Michel Gondry est l’un des réalisateurs français les plus éclectiques, à l’aise dans le documentaire (Block Party), le drame sentimental (Eternal sunshine of the spotless mind) et même le film de super-héros (The Green Hornet). La créativité de cet auteur n’est plus à prouver et il est bon de le voir s’intéresser à un sujet personnel après l’ambitieuse adaptation de L’écume des jours.
Aussi intime que L’épine dans le cœur et dans la continuité de l’excellent de The we and the I, Microbe et Gasoil permet à Gondry de revenir à un cinéma plus léger mais tout aussi riche. A travers la rencontre de ces deux adolescents qui décident de tailler la route, nous retrouvons la sensibilité d’un auteur rempli de questions existentielles qu’il réussit à évoquer avec une simplicité déconcertante.
Se sentir différent mais vouloir être comme tout le monde, c’est le dilemme que traverse Microbe, un adolescent qui paraît bien jeune et que l’on a tendance à prendre pour une fille. Le paradoxe du héros renvoie directement à Gondry et son cinéma. Capable de réaliser un film de super-héros calibré, l’auteur y avait tout de même ajouté des touches burlesques et avait proposé une utilisation de la 3D inédite dans The Green Hornet, son œuvre la plus injustement critiquée. Cette sensibilité et cette envie de tout faire et découvrir se ressent parfaitement dans la personnalité de Microbe, un petit génie à qui il ne manque qu’une once de confiance en soi.
C’est là qu’intervient Gasoil, un bricoleur qui impressionne Microbe grâce à sa répartie. Bourrés d’imagination, les collégiens vont construire ensemble un engin pour échapper quelque temps à leur entourage envahissant. Comme dans Soyez sympas rembobinez, nous suivons le parcours de deux amis complémentaires dont les talents d’inventeurs artisans ne cessent d’épater. Tourné rapidement, avec une petite équipe, Microbe et Gasoil marque le retour de Gondry à un cinéma simple empli d’une véritable allégresse. S’ils ne font pas toujours face à des situations faciles, la force de conviction et le courage des héros permettent au long métrage d’aborder des sujets comme la séparation ou le rejet des autres avec légèreté.
On pensait que la naïveté de ces enfants qui se rêvent en adultes explorateurs allait donner le ton de tout le film. Mais comme dans The we and the I, Gondry nous déstabilise dans les dernières minutes en renversant les enjeux dramatiques.

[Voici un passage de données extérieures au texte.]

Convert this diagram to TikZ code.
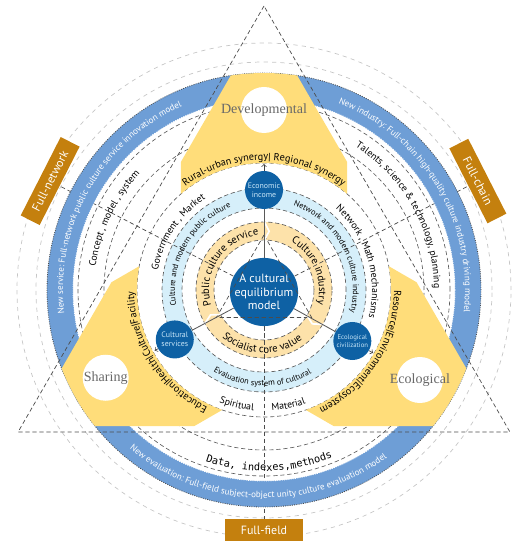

Etalé sur une période bien plus large que ce dernier, Microbe et Gasoil n’en demeure pas moins touchant lorsqu’il aborde l’aspect éphémère des souvenirs de jeunesse et l’obligation de grandir non pas lorsqu’on le souhaite mais quand aucun autre choix ne se profile. Michel Gondry ne perd en rien son côté mélancolique et cette singularité qui font de son travail des films d’un rêveur bien conscient de la réalité qui l’entoure et qu’il réussit à cerner avec finesse et justesse.
Entouré d’une Audrey Tautou qui s’accorde parfaitement à l’univers du cinéaste, les deux comédiens portent le long métrage avec un naturel étonnant. Les choses que l’on apprend sur Gondry dans Microbe et Gasoil ne sont finalement pas très surprenantes. On prend toujours un grand plaisir à retrouver sa technique mais les véritables découvertes restent Ange Dargent et Théophile Baquet. Les jeunes acteurs incarnent des personnages dont la lucidité et le recul épatent et s’opposent à l’image que véhicule Gondry. Conscient de ses propres contradictions, le réalisateur s’en amuse avec humilité et réussit toujours à en tirer une profondeur qui confère à ses œuvres plusieurs niveaux de lecture malgré le côté enfantin qu’elles dégagent.